PRO Act And ABC Test: No One Knows What The Effects Will Be

From Forbes, Erik Sherman provides an outstanding discussion of the possible effects of the Protecting the Right to Organize Act (the “PRO Act”). The following are some excerpts from Erik’s terrific article showing the complexity of the issue:

You may have followed debates about the Protecting the Right to Organize (PRO) Act, union-friendly legislation that would make the largest modifications to the long-standing National Labor Relations Act since the Taft-Hartley Act restricted union power in 1947. In the process, you’ve likely heard about the ABC test and heard absolute statements about how the bill, if enacted, would affect independent contractors (ICs)—self-employed small businesspeople.
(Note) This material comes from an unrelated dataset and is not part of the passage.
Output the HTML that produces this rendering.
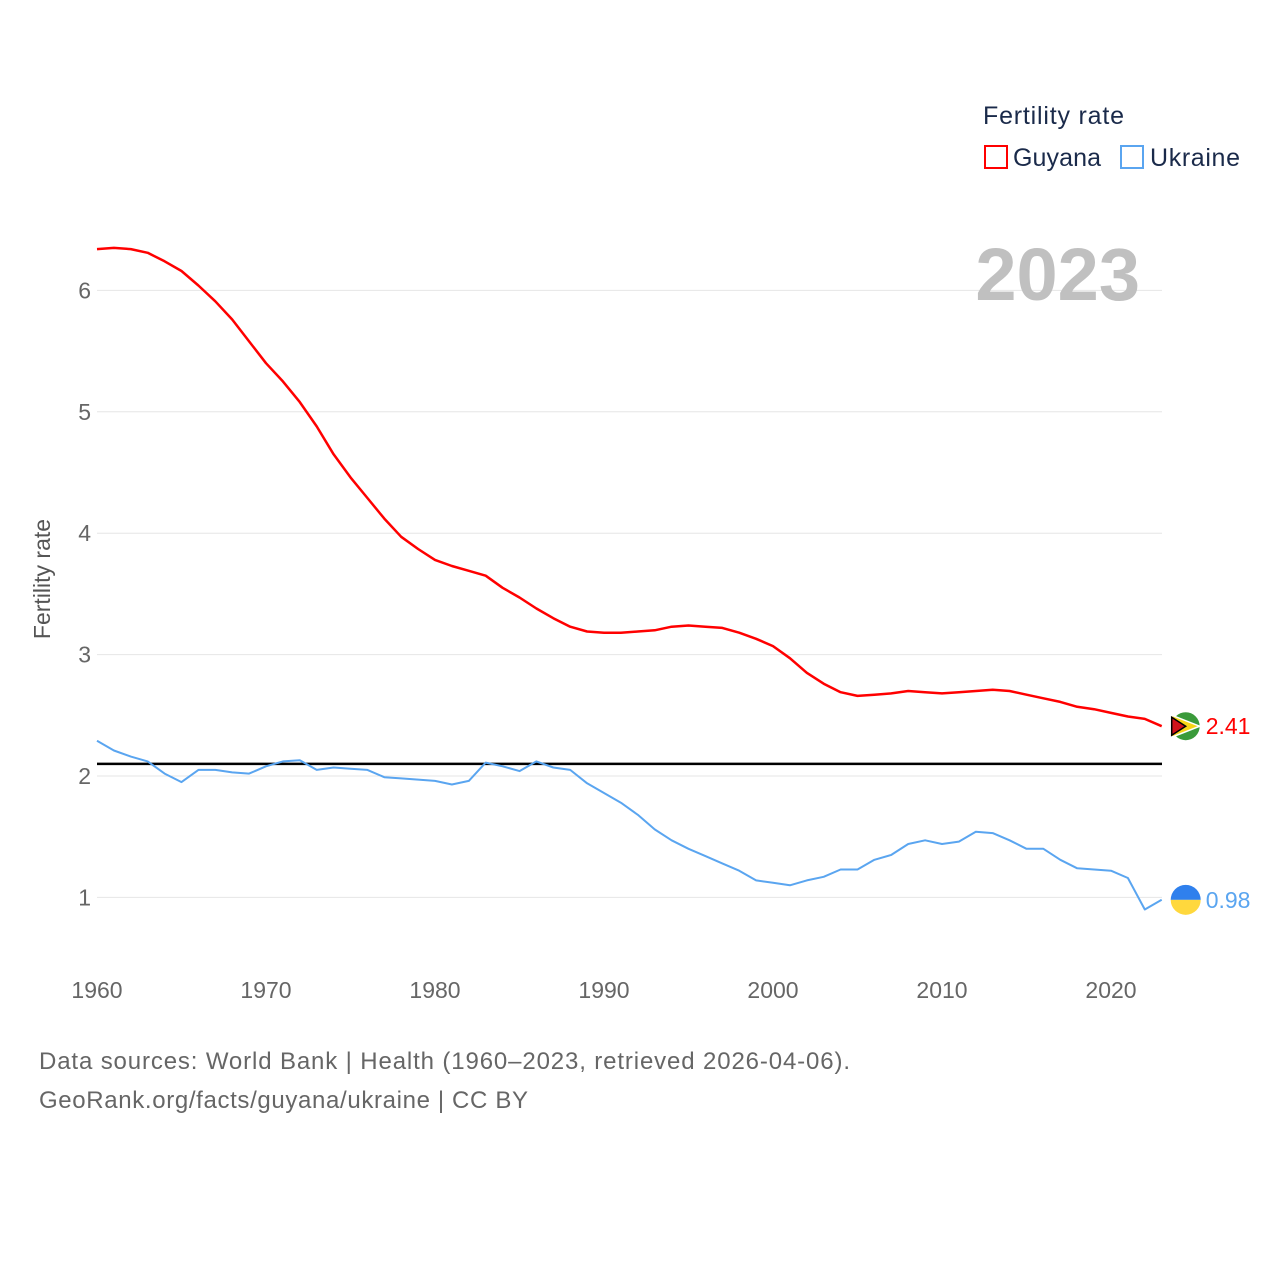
<!DOCTYPE html>
<html><head><meta charset="utf-8"><style>
html,body{margin:0;padding:0;background:#fff;width:1280px;height:1280px;overflow:hidden;font-family:"Liberation Sans",sans-serif}
svg text{font-family:"Liberation Sans",sans-serif}
</style></head><body>
<svg id="chart" width="1280" height="1280" xmlns="http://www.w3.org/2000/svg">
<g id="grid"></g>
<g id="yticks"></g>
<g id="xticks"></g>
<text transform="translate(50,579) rotate(-90)" text-anchor="middle" font-size="23" fill="#555">Fertility rate</text>
<text x="1140" y="300" text-anchor="end" font-size="74" font-weight="bold" fill="#c0c0c0">2023</text>
<g>
<text x="983" y="124" font-size="25" fill="#1a2a4a" textLength="141">Fertility rate</text>
<rect x="985" y="146" width="22" height="22" fill="none" stroke="#ff0000" stroke-width="2"/>
<text x="1013" y="166" font-size="25" fill="#1a2a4a" textLength="88">Guyana</text>
<rect x="1121" y="146" width="22" height="22" fill="none" stroke="#5aa5f0" stroke-width="2"/>
<text x="1150" y="166" font-size="25" fill="#1a2a4a" textLength="90">Ukraine</text>
</g>
<g id="series"></g>
<text x="39" y="1069" font-size="24" fill="#666" textLength="811">Data sources: World Bank | Health (1960–2023, retrieved 2026-04-06).</text>
<text x="39" y="1108" font-size="24" fill="#666" textLength="489">GeoRank.org/facts/guyana/ukraine | CC BY</text>
</svg>
<script>
const years = [];
for (let y = 1960; y <= 2023; y++) years.push(y);
const guyana = [6.34,6.35,6.34,6.31,6.24,6.16,6.04,5.91,5.76,5.58,5.40,5.25,5.08,4.88,4.65,4.46,4.29,4.12,3.97,3.87,3.78,3.73,3.69,3.65,3.55,3.47,3.38,3.30,3.23,3.19,3.18,3.18,3.19,3.20,3.23,3.24,3.23,3.22,3.18,3.13,3.07,2.97,2.85,2.76,2.69,2.66,2.67,2.68,2.70,2.69,2.68,2.69,2.70,2.71,2.70,2.67,2.64,2.61,2.57,2.55,2.52,2.49,2.47,2.41];
const ukraine = [2.29,2.21,2.16,2.12,2.02,1.95,2.05,2.05,2.03,2.02,2.08,2.12,2.13,2.05,2.07,2.06,2.05,1.99,1.98,1.97,1.96,1.93,1.96,2.11,2.08,2.04,2.12,2.07,2.05,1.94,1.86,1.78,1.68,1.56,1.47,1.40,1.34,1.28,1.22,1.14,1.12,1.10,1.14,1.17,1.23,1.23,1.31,1.35,1.44,1.47,1.44,1.46,1.54,1.53,1.47,1.40,1.40,1.31,1.24,1.23,1.22,1.16,0.90,0.98];
const yTicks = [1,2,3,4,5,6];
const xTicks = [1960,1970,1980,1990,2000,2010,2020];
const replacement = 2.1;

const NS = "http://www.w3.org/2000/svg";
const x = yr => 97 + (yr - 1960) * (1111 - 97) / 60;
const y = v => 776 - (v - 2) * 121.4;
function mk(tag, attrs, parent) { const e = document.createElementNS(NS, tag); for (const k in attrs) e.setAttribute(k, attrs[k]); parent.appendChild(e); return e; }
const grid = document.getElementById('grid'), yt = document.getElementById('yticks'), xt = document.getElementById('xticks'), ser = document.getElementById('series');
yTicks.forEach(t => {
  const l = mk('line', {x1: 97, x2: 1162, y1: y(t), y2: y(t), stroke: '#e6e6e6', 'stroke-width': 1}, grid);
  
  
  const tx = mk('text', {x: 91, y: y(t) + 8, 'text-anchor': 'end', 'font-size': 23, fill: '#666'}, yt);
  tx.textContent = t;
  
  
});
xTicks.forEach(t => {
  const tx = mk('text', {x: x(t), y: 998, 'text-anchor': 'middle', 'font-size': 23, fill: '#666'}, xt);
  tx.textContent = t;
  
  
});
const ref = mk('line', {x1: 97, x2: 1162, y1: y(replacement), y2: y(replacement), stroke: '#000', 'stroke-width': 2.5}, ser);


function line(vals, color, name) {
  const d = vals.map((v, i) => (i ? 'L' : 'M') + x(years[i]).toFixed(1) + ',' + y(v).toFixed(1)).join('');
  const p = mk('path', {d: d, fill: 'none', stroke: color, 'stroke-width': name === 'guyana' ? 2.5 : 2, 'stroke-linejoin': 'round'}, ser);
  
  
  const last = vals[vals.length - 1];
  const cx = x(years[years.length - 1]) + 24, cy = y(last);
  const g = mk('g', {}, ser);
  
  
  if (name === 'guyana') {
    mk('circle', {cx: cx, cy: cy, r: 14, fill: '#3a9a3a'}, g);
    mk('path', {d: `M${cx-14},${cy-11} L${cx+14},${cy} L${cx-14},${cy+11}Z`, fill: '#f7d417', stroke: '#fff', 'stroke-width': 1.5}, g);
    mk('path', {d: `M${cx-14},${cy-9} L${cx},${cy} L${cx-14},${cy+9}Z`, fill: '#d0121b', stroke: '#000', 'stroke-width': 1.5}, g);
  } else {
    mk('path', {d: `M${cx-15},${cy} A15,15 0 0 1 ${cx+15},${cy}Z`, fill: '#2f80ed'}, g);
    mk('path', {d: `M${cx-15},${cy} A15,15 0 0 0 ${cx+15},${cy}Z`, fill: '#ffd83d'}, g);
  }
  const lbl = mk('text', {x: cx + 20, y: cy + 8, 'font-size': 23, fill: color}, ser);
  lbl.textContent = last.toFixed(2);
  
  
}
line(guyana, '#ff0000', 'guyana');
line(ukraine, '#5aa5f0', 'ukraine');
</script>
</body></html>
Those statements may have been “this will only affect the right of independent contractors to join a union and nothing more” by supporters or “the entirety of self-employment will melt in a blinding solar flare if the bill passes” from critics.

Neither is true. Instead, the biggest problem is uncertainty for ICs, businesses large and small, and even employees.

Experts in tax law as well as labor law attorneys representing both employers and employees have all told me that the legislation will potentially clash with existing laws in many ways. Untangling that could require years of court cases, potentially endanger the ability of many long-established independent contractors to continue their businesses, and even possibly hurt many people supporters claim it will help.

Could, would, maybe, and might are words frequently used to create fear. In this case, though, they provide the only apt and reasonable descriptions available.

As Jeremy Schatz of Virtus Law Group, a labor lawyer who represents employee plaintiffs suing employers in Alabama, put it, the ABC test in the PRO Act is a “massive conflict” with existing laws (not unusual for any new law that doesn’t try to address contradictions with existing statutes) and that anyone who says they know exactly what the implications are is “not being truthful.”

 

Proponents have frequently emphasized the legislation would only affect the National Labor Relations Act. That is true and it’s exactly why the legal conflicts would exist. “The IRS has one test [for independent status], the Department of Labor has one test, state laws have other tests,” Moran continued. Title VII of the Civil Rights Act of 1964, which prohibits discrimination based on race, color, religion, sex, and national original, “has a different test, too.”

“Anyone who tells you they’re confident on how broad or narrow that phrase [the usual course of business] is going to be, they’re not being honest,” said Daniel Kalish, managing partner of HKM Employment Attorneys, a large national law firm that represents employees and unions.

The PRO Act technically only applies that standard regarding unions. However, the Biden administration, unions, and Democrats have all declared their desire to push the ABC test into all areas of employment, labor, and tax law. That is what worries so many ICs.

There is also an additional issue. “Although this is narrowly drafted to only amend the National Labor Relations Act, it is likely to be used as guidance in a number of other contexts,” Moran said.

“How are other courts going to apply this test?” Kalish asked. “Are courts going to interpret the statutory language in a way that will make it more likely workers are employees?”

“There’s variation among federal statutes already,” said Michael Hayes, a professor of employment and labor law at the University of Baltimore School of Law. “The IRS has a different test from the Department of Labor for the Fair Labor Standards Act. If this is not passed in the Senate, of course everything stays the same. But I do think the Department of Labor and maybe the IRS might take another look at the definition of an independent contractor. The percentage of workers being brought into that category is increasing so much.”

Taxes and other issues

One aspect of being an IC is operating under laws designed for businesses, not employees.

“It allows them to deduct certain expenses, to set themselves up more along the lines of a business,” said Chester Spatt, professor of finance at Carnegie Mellon University’s Tepper School of Business. Without that ability, a business can become untenable as the Tax Cuts and Jobs Act of 2017 eliminated employee deductions for non-reimbursed business expenses. Now not only is the IC paying the expenses but taxes on them as though the money was profits sitting in their bank accounts.

But even without intended extension of the ABC test into all other areas of law, if the claimed intent is to let ICs join unions, that could have a negative effect.

ICs who work as part of a union and under a collective bargaining agreement could potentially find the IRS—which has its own complex test—in disagreement over their tax status.

“Now you have two federal laws. If they’re conflicting, that’s not as easy [to resolve],” said Michael Raiken, a tax attorney and CPA who is an associate at E. Martin Davidoff & Associates.

This quickly gets tangled. If someone has treated themselves under taxes as a contractor for a long time, the IRS may leave things given a “quirky section that was never codified into the [Internal Revenue code],” Raiken said. That isn’t a guarantee and it also doesn’t keep employers from taking their own preventative action to what they would see as a risk.

The most likely prediction lawyers were willing to make was that the interplay between the NLSA and long-standing antitrust legislation would “probably” prevent ICs in a union to run afoul of issues like price-fixing, which technically they otherwise could. But then they are in a union—probably participating in collective bargaining (Why else would they join?)—and may be worrying about many other things.